I’m not surprised. His friend has done extremely well, but he got lucky with his timing, much like a big winner in Las Vegas will get lucky. Sometimes. But that sort of luck simply doesn’t last. Here are three things to keep in mind to help keep FOMO at bay and keep your investment strategy on track:

  • Market cycles are inevitable. Maybe my client’s friend is mentally prepared to lose 50% of his value in a downturn, but he likely won’t be talking about it over cocktails when it happens. “Bear” markets are inevitable, and as the chart below illustrates, are even to be appreciated. Since 1929, there have been 11 bear markets (defined as a 20% decline), averaging a peak-to-trough decline of 45% and about two years in duration. While the average “bull” market averages about four and a half years in duration, it takes an investor with a titanium stomach to be able to hold during declines of this magnitude.
  • Diversification is your best protection. Remember that diversification works—even when you don’t want it to. A diversified portfolio is designed to do two things: capture positive long-term market returns and reduce volatility (which is precisely what helps mere mortals stick to their strategy!). Today, the S&P index is flying high, but it lost 3.6% per year in the 9 years prior to March 2009 at the bottom of the financial crisis. Back in 2013, “unicorns companies” were making headlines and using FOMO to attract investors, though only 0.07% of them ever reached their $1 billion valuation mark. (Read more about unicorns in my blog post here.) And don’t forget the DotCom Crash, Black Monday, and, yes, 2008. It’s easy to get investment amnesia and forget that these things happen, and today it may feel logical to pile everything into a particular market because it happens to be winning—today. But when the tide turns, a diversified approach will likely win the day.
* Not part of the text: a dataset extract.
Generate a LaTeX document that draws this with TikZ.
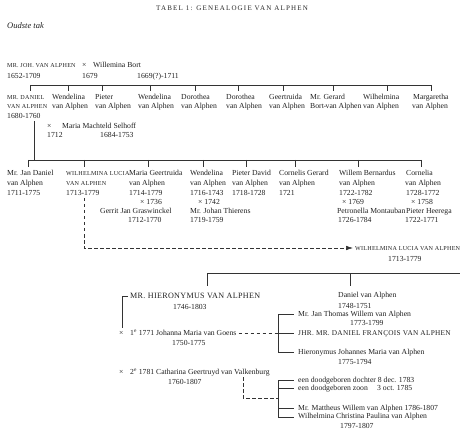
\documentclass[tikz,border=0pt]{standalone}
\usepackage{fontspec}
\setmainfont{Liberation Serif}
\newfontfamily\titlefont{Liberation Serif}[LetterSpace=17]
\newfontfamily\capfont{Liberation Serif}[LetterSpace=4]
\usetikzlibrary{arrows.meta}
\newcommand\fs{\fontsize{7.7}{9}\selectfont}
\newcommand\fsc[1]{{\capfont\fontsize{6.1}{8}\selectfont #1}}
\newcommand\capsf{\capfont\fontsize{8.1}{9}\selectfont}
\newcommand\capsg{\capfont\fontsize{7.3}{9}\selectfont}
\tikzset{
  t/.style={anchor=base west, inner sep=0pt, font=\fs, text=black!88},
  ln/.style={line width=0.55pt, draw=black!80},
  dsh/.style={line width=0.55pt, draw=black!80, dash pattern=on 3.5pt off 2.5pt},
}
\begin{document}
\begin{tikzpicture}[x=1pt,y=-1pt]
\useasboundingbox (0,0) rectangle (470,435);
% title
\node[anchor=base, inner sep=0pt, text=black!85] (title) at (232,11) {\titlefont\fontsize{7}{8}\selectfont TABEL 1: GENEALOGIE VAN ALPHEN};
\node[t, font=\fontsize{8.5}{10}\selectfont\itshape] (tak) at (7,28.5) {Oudste tak};
% generation 1
\node[t] (joh) at (7,67.5) {\fsc{MR. JOH. VAN ALPHEN}};
\node[t] (x1) at (82,67.5) {×};
\node[t] (bort) at (93,67.5) {Willemina Bort};
\node[t] (johd) at (7,78.5) {1652-1709};
\node[t] (x1d) at (82,78.5) {1679};
\node[t] (bortd) at (137,78.5) {1669(?)-1711};
% line gen 2
\coordinate (h1l) at (30,85); \coordinate (h1r) at (431,85);
\draw[ln] (h1l) -- (h1r);
\foreach \x [count=\i] in {30,68,102,150,195,238,283,333,387,431}{
  \coordinate (ua\i) at (\x,85); \coordinate (ub\i) at (\x,91);
  \draw[ln] (ua\i) -- (ub\i);}
% generation 2
\node[t] (dan1) at (7,99.5) {\fsc{MR. DANIEL}};
\node[t] (dan2) at (7,108.5) {\fsc{VAN ALPHEN}};
\node[t] (dan3) at (7,118.5) {1680-1760};
\node[t] (g2a1) at (52,99.5) {Wendelina};
\node[t] (g2a2) at (52,108.5) {van Alphen};
\node[t] (g2b1) at (95,99.5) {Pieter};
\node[t] (g2b2) at (95,108.5) {van Alphen};
\node[t] (g2c1) at (138,99.5) {Wendelina};
\node[t] (g2c2) at (138,108.5) {van Alphen};
\node[t] (g2d1) at (181,99.5) {Dorothea};
\node[t] (g2d2) at (181,108.5) {van Alphen};
\node[t] (g2e1) at (226,99.5) {Dorothea};
\node[t] (g2e2) at (226,108.5) {van Alphen};
\node[t] (g2f1) at (269,99.5) {Geertruida};
\node[t] (g2f2) at (269,108.5) {van Alphen};
\node[t] (g2g1) at (310,99.5) {Mr. Gerard};
\node[t] (g2g2) at (310,108.5) {Bort\kern-0.4pt-\kern-0.4pt van Alphen};
\node[t] (g2h1) at (363,99.5) {Wilhelmina};
\node[t] (g2h2) at (363,108.5) {van Alphen};
\node[t] (g2i1) at (413,99.5) {Margaretha};
\node[t] (g2i2) at (412,108.5) {van Alphen};
% marriage Daniel
\node[t] (x2) at (47,128.5) {×};
\node[t] (selh) at (62,128.5) {Maria Machteld Selhoff};
\node[t] (x2d) at (47,137.5) {1712};
\node[t] (selhd) at (100,137.5) {1684-1753};
\coordinate (dv1) at (34,121); \coordinate (dv2) at (34,160);
\draw[ln] (dv1) -- (dv2);
% line gen 3
\coordinate (h2l) at (28,160); \coordinate (h2r) at (421,160);
\draw[ln] (h2l) -- (h2r);
\foreach \x [count=\i] in {28,84,148,203,246,295,358,421}{
  \coordinate (va\i) at (\x,160); \coordinate (vb\i) at (\x,167);
  \draw[ln] (va\i) -- (vb\i);}
% generation 3
\node[t] (jd1) at (7,175.5) {Mr. Jan Daniel};
\node[t] (jd2) at (7,185.5) {van Alphen};
\node[t] (jd3) at (7,195.5) {1711-1775};
\node[t] (wl1) at (66,175.5) {\fsc{WILHELMINA LUCIA}};
\node[t] (wl2) at (66,185.5) {\fsc{VAN ALPHEN}};
\node[t] (wl3) at (66,195.5) {1713-1779};
\node[t] (mg1) at (129,175.5) {Maria Geertruida};
\node[t] (mg2) at (129,185.5) {van Alphen};
\node[t] (mg3) at (129,195.5) {1714-1779};
\node[t] (mg4) at (140,204.5) {× 1736};
\node[t] (mg5) at (100,213.5) {Gerrit Jan Graswinckel};
\node[t] (mg6) at (128,222.5) {1712-1770};
\node[t] (we1) at (190,175.5) {Wendelina};
\node[t] (we2) at (190,185.5) {van Alphen};
\node[t] (we3) at (190,195.5) {1716-1743};
\node[t] (we4) at (198,204.5) {× 1742};
\node[t] (we5) at (190,213.5) {Mr. Johan Thierens};
\node[t] (we6) at (190,222.5) {1719-1759};
\node[t] (pd1) at (232,175.5) {Pieter David};
\node[t] (pd2) at (232,185.5) {van Alphen};
\node[t] (pd3) at (232,195.5) {1718-1728};
\node[t] (cg1) at (279,175.5) {Cornelis Gerard};
\node[t] (cg2) at (279,185.5) {van Alphen};
\node[t] (cg3) at (279,195.5) {1721};
\node[t] (wb1) at (339,175.5) {Willem Bernardus};
\node[t] (wb2) at (339,185.5) {van Alphen};
\node[t] (wb3) at (339,195.5) {1722-1782};
\node[t] (wb4) at (342,204.5) {× 1769};
\node[t] (wb5) at (337,213.5) {Petronella Montauban};
\node[t] (wb6) at (338,222.5) {1726-1784};
\node[t] (co1) at (406,175.5) {Cornelia};
\node[t] (co2) at (405,185.5) {van Alphen};
\node[t] (co3) at (406,195.5) {1728-1772};
\node[t] (co4) at (411,204.5) {× 1758};
\node[t] (co5) at (406,213.5) {Pieter Heerega};
\node[t] (co6) at (405,222.5) {1722-1771};
% dashed arrow
\node[t] (wlr) at (355,250.5) {\fsc{WILHELMINA LUCIA VAN ALPHEN}};
\node[t] (wlrd) at (388,261.5) {1713-1779};
\coordinate (da1) at (84,198); \coordinate (da2) at (84,248);
\draw[dsh, -{Latex[length=7pt,width=4.5pt]}] (da1) -- (da2) -- ([xshift=-2pt]wlr.west |- da2);
% section 3
\coordinate (h3l) at (207,273); \coordinate (h3r) at (460,273);
\draw[ln] (h3l) -- (h3r);
\coordinate (w1) at (207,286); \draw[ln] (h3l) -- (w1);
\coordinate (w2a) at (350,273); \coordinate (w2b) at (350,286); \draw[ln] (w2a) -- (w2b);
\node[t, font=\capsf] (hier) at (130,298.5) {MR. HIERONYMUS VAN ALPHEN};
\node[t] (hierd) at (173,309) {1746-1803};
\coordinate (hb1) at (128,296); \coordinate (hb2) at (122,296); \coordinate (hb3) at (122,328);
\draw[ln] (hb1) -- (hb2) -- (hb3);
\node[t] (dva) at (338,297.5) {Daniel van Alphen};
\node[t] (dvad) at (338,308.5) {1748-1751};
\node[t] (jt) at (298,316.5) {Mr. Jan Thomas Willem van Alphen};
\node[t] (jtd) at (350,325.5) {1773-1799};
\node[t] (x3) at (119,335.5) {×};
\node[t] (goens) at (130,335.5) {1\textsuperscript{e} 1771 Johanna Maria van Goens};
\node[t] (goensd) at (172,345.5) {1750-1775};
\node[t, font=\capsg] (jhr) at (298,335.5) {JHR. MR. DANIEL FRANÇOIS VAN ALPHEN};
\node[t] (hj) at (298,354) {Hieronymus Johannes Maria van Alphen};
\node[t] (hjd) at (338,364.5) {1775-1794};
% bracket 1
\coordinate (b1t) at (278,314); \coordinate (b1b) at (278,352);
\draw[ln] (b1t) -- (b1b);
\coordinate (b1m) at (278,333);
\foreach \y [count=\i] in {314,333,352}{
  \coordinate (ba\i) at (278,\y); \coordinate (bb\i) at (294,\y);
  \draw[ln] (ba\i) -- (bb\i);}
\coordinate (gd) at ([xshift=2pt]goens.east |- b1m);
\draw[dsh] (gd) -- (b1m);
% second marriage
\node[t] (x4) at (119,374.5) {×};
\node[t] (valk) at (130,374.5) {2\textsuperscript{e} 1781 Catharina Geertruyd van Valkenburg};
\node[t] (valkd) at (168,384) {1760-1807};
\coordinate (vd1) at (243,377); \coordinate (vd2) at (243,398); \coordinate (vd3) at (278,398);
\draw[dsh] (vd1) -- (vd2) -- (vd3);
\coordinate (b2t) at (278,380); \coordinate (b2b) at (278,417);
\draw[ln] (b2t) -- (b2b);
\foreach \y [count=\i] in {380,388,408,417}{
  \coordinate (ca\i) at (278,\y); \coordinate (cb\i) at (294,\y);
  \draw[ln] (ca\i) -- (cb\i);}
\node[t] (k1) at (298,382) {een doodgeboren dochter 8 dec. 1783};
\node[t] (k2) at (298,390) {een doodgeboren zoon};
\node[t] (k2d) at (377,390) {3 oct. 1785};
\node[t] (k3) at (298,410) {Mr. Mattheus Willem van Alphen 1786-1807};
\node[t] (k4) at (298,418.5) {Wilhelmina Christina Paulina van Alphen};
\node[t] (k4d) at (340,428.5) {1797-1807};
\end{tikzpicture}
\end{document}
  • Your investment strategy is based on your specific goals (or at least it should be!). What is your money for? If you’re like most people I know, you’re not investing simply to build a fortune, but rather to create financial freedom that enables you to pursue greater meaning and purpose in your life. In other words, investing isn’t a game to be won, but rather a path toward financial confidence and success—however you define it. Once we understand your needs and your goals, we collaborate with you to build a strategic financial and investment plan with a reasonable probability of funding those goals. And, importantly, we make adjustments as necessary. The thing that can deal a blow to a plan from which it may never recover is a rash decision based on FOMO!

If you’re struggling with a little FOMO, don’t feel bad. Back in 2002, Daniel Kahneman, a Princeton University psychologist, was awarded the Nobel Prize in Economic Sciences. What he and his colleague Amos Tversky discovered was that, more often than not, people base their decisions on factors economists traditionally don't consider—like FOMO. In other words, you’re not alone. Even as an experienced financial advisor, neither am I. As Kahneman discovered, our drive to make decisions based on emotions is simply human nature. That’s precisely why our team applies the rules of evidence-based investing to every portfolio we manage. This approach keeps FOMO at bay and keeps your long-term strategy on target. None of us knows what the market will do tomorrow. Even if we’re sure we have all the facts, chances are the market will act and react in unexpected ways. Your best defense is to build a strategy based on your own investment goals—and to stick to it.